The always-insightful Barry Ritholtz (http://www.ritholtz.com/blog/ – highly recommended) posted a fitting tribute to film maven Roger Ebert last week, using nothing except Ebert’s own words.
Aside from the memories conjured up of Siskel and Ebert discussing the nuances of filmmaking on Sneak Previews, it serves as a great reminder of the difference between news and entertainment. And nowhere have the two been more sadly confused than in the realm of finance and investing.
It has been depressing to watch the decay in quality of the once formidable Wall Street Journal (WSJ). Now featuring banner headlines like, “Does my hair make me look old,” and lots of recipes and fashion tips, its legacy as a paragon of serious journalism is dead and buried. It is pretty much impossible to reconcile today’s WSJ with the one described by Warren Phillips in his 2012 autobiography, Newspaperman. The saddest part is how few people seem to realize the loss.
For the individual investor this matters, a lot. I let my subscription to the WSJ expire last year after decades of reading it daily. Frankly, the WSJ had become a bad habit, using up time that could be spent on more productive activities. Much to my surprise, that daily WSJ fix has been replaced with http://www.bloomberg.com. It sure feels like I get better information, and in less time. More focused on business (and politics), the stories behind the headlines tend to be thorough and, on occasion, rather thoughtful.
The point of this rambling is simply a reminder to be mindful of what sources are influencing your thoughts about managing money.

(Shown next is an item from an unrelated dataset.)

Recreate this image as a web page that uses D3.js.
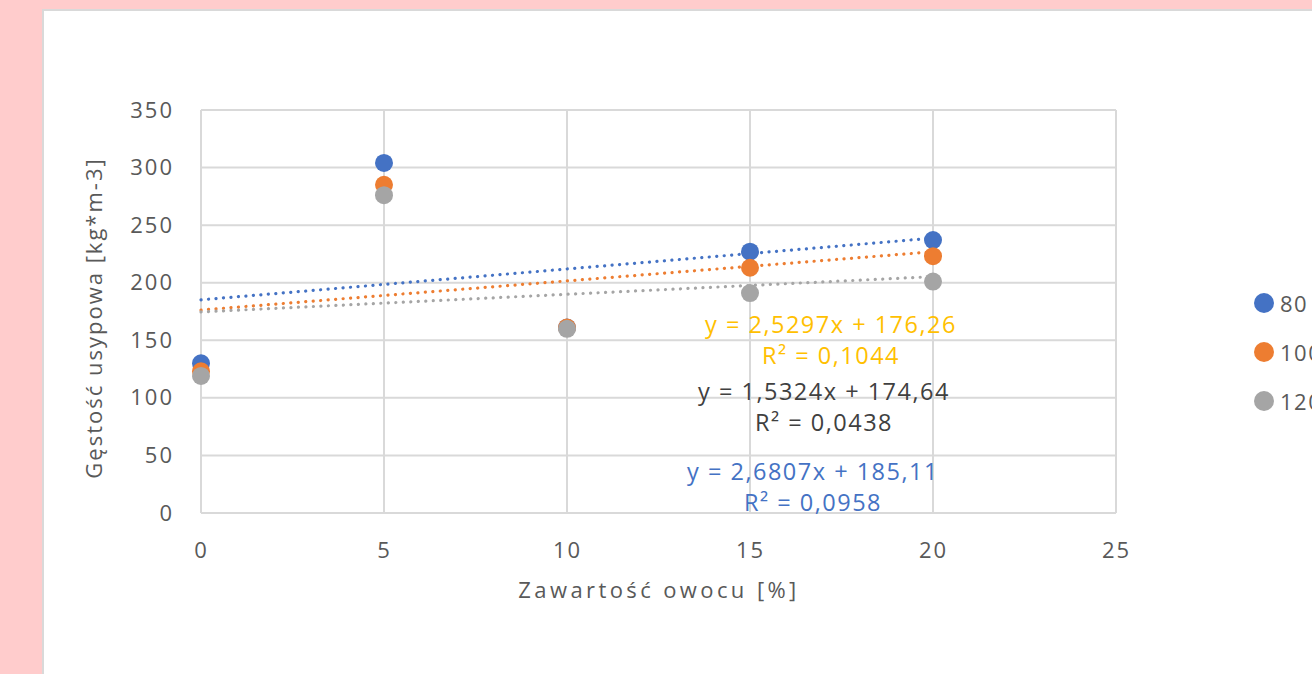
<!DOCTYPE html>
<html>
<head>
<meta charset="utf-8">
<script src="https://cdn.jsdelivr.net/npm/d3@7"></script>
<style>
  html, body { margin: 0; padding: 0; background: #ffcccc; overflow: hidden; }
  svg { display: block; }
</style>
</head>
<body>
<div id="viz"></div>
<script>
// dane
const xValues = [0, 5, 10, 15, 20];
const seriesNames = ["80", "100", "120"];
const series80 = [130, 304, 161, 227, 237];
const series100 = [123, 285, 161, 213, 223];
const series120 = [119, 276, 160, 191, 201];
const trendSlopes = [2.6807, 2.5297, 1.5324];
const trendIntercepts = [185.11, 176.26, 174.64];
const trendR2 = ["0,0958", "0,1044", "0,0438"];
const xTicks = [0, 5, 10, 15, 20, 25];
const yTicks = [0, 50, 100, 150, 200, 250, 300, 350];

const W = 1312, H = 674;
const FONT = "'Open Sans', sans-serif";
const colors = ["#4472c4", "#ed7d31", "#a5a5a5"];
const labelColors = ["#4472c4", "#ffc000", "#404040"];
const fmt = v => v.toFixed(v % 1 === 0 ? 0 : 2).replace(".", ",");

const svg = d3.select("#viz").append("svg")
    .attr("width", W).attr("height", H);

// tlo karty
svg.append("rect")
    .attr("x", 43).attr("y", 10)
    .attr("width", W).attr("height", H)
    .attr("fill", "#fff").attr("stroke", "#d9d9d9").attr("stroke-width", 2);

const x = d3.scaleLinear().domain([0, 25]).range([201, 1116]);
const y = d3.scaleLinear().domain([0, 350]).range([513, 110]);

// siatka
const grid = svg.append("g").attr("stroke", "#d9d9d9").attr("stroke-width", 2);
grid.selectAll(".gx").data(xTicks).join("line")
    .attr("x1", d => x(d)).attr("x2", d => x(d))
    .attr("y1", y(0)).attr("y2", y(350));
grid.selectAll(".gy").data(yTicks).join("line")
    .attr("y1", d => y(d)).attr("y2", d => y(d))
    .attr("x1", x(0)).attr("x2", x(25));

// osie
const xAxis = svg.append("g")
    .attr("transform", `translate(0,${y(0)})`)
    .call(d3.axisBottom(x).tickValues(xTicks).tickSize(0).tickPadding(29));
const yAxis = svg.append("g")
    .attr("transform", `translate(${x(0)},0)`)
    .call(d3.axisLeft(y).tickValues(yTicks).tickSize(0).tickPadding(27));
[xAxis, yAxis].forEach(a => {
  a.select(".domain").remove();
  a.selectAll("text")
    .attr("fill", "#595959")
    .style("font-family", FONT)
    .style("font-size", "22px")
    .style("letter-spacing", "2px");
});

// linie trendu
const data = [series80, series100, series120];
data.forEach((s, i) => {
  const line = d3.line().x(d => x(d)).y(d => y(trendSlopes[i] * d + trendIntercepts[i]));
  svg.append("path")
    .attr("d", line([0, 20]))
    .attr("fill", "none")
    .attr("stroke", colors[i])
    .attr("stroke-width", 3.2)
    .attr("stroke-linecap", "round")
    .attr("stroke-dasharray", "0.1 7.4");
});

// punkty
data.forEach((s, i) => {
  svg.append("g").selectAll("circle")
    .data(s.map((v, k) => [xValues[k], v]))
    .join("circle")
    .attr("cx", d => x(d[0]))
    .attr("cy", d => y(d[1]))
    .attr("r", 9)
    .attr("fill", colors[i]);
});

// rownania trendu
const eqPos = [[813, 480], [831, 333], [824, 400]];
data.forEach((s, i) => {
  const g = svg.append("g")
    .attr("fill", labelColors[i])
    .attr("text-anchor", "middle")
    .style("font-family", FONT)
    .style("font-size", "23.5px")
    .style("letter-spacing", "1.5px");
  g.append("text")
    .attr("x", eqPos[i][0]).attr("y", eqPos[i][1])
    .text(`y = ${trendSlopes[i].toFixed(4).replace(".", ",")}x + ${fmt(trendIntercepts[i])}`);
  g.append("text")
    .attr("x", eqPos[i][0]).attr("y", eqPos[i][1] + 31)
    .text(`R² = ${trendR2[i]}`);
});

// tytuly osi
svg.append("text")
    .attr("x", 659).attr("y", 598)
    .attr("text-anchor", "middle")
    .attr("fill", "#595959")
    .style("font-family", FONT)
    .style("font-size", "22px")
    .style("letter-spacing", "3.4px")
    .text("Zawartość owocu [%]");
svg.append("text")
    .attr("transform", "translate(102,318) rotate(-90)")
    .attr("text-anchor", "middle")
    .attr("fill", "#595959")
    .style("font-family", FONT)
    .style("font-size", "22px")
    .style("letter-spacing", "2px")
    .text("Gęstość usypowa [kg*m-3]");

// legenda
const leg = svg.append("g");
seriesNames.forEach((n, i) => {
  const ly = 303 + i * 49;
  leg.append("circle").attr("cx", 1264).attr("cy", ly).attr("r", 10).attr("fill", colors[i]);
  leg.append("text")
    .attr("x", 1280).attr("y", ly + 9)
    .attr("fill", "#595959")
    .style("font-family", FONT)
    .style("font-size", "22px")
    .style("letter-spacing", "1.5px")
    .text(n);
});
</script>
</body>
</html>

There is a lot of meaningless information being bandied about under the guise of “business news” when, if fact, it is nothing of the sort. Let’s face it; the WSJ is just the most blatant example of a storied brand being used to sell inferior products.
On the other hand, as the last bastion of true financial journalism, The Economist is a must read for anyone truly interested in the big picture. As investors, news about individual companies is less important to our decision making than articles providing context for what can influence and impact the decisions we make. An example from a recent issue:
While not in complete agreement with the conclusions, simply thinking about the notions being discussed can only help to improve our ability to manage money. Using the Cypriot banking crisis as a backdrop, the bigger theme is that our savings are constantly being niggled away, often in ways we don’t see or feel.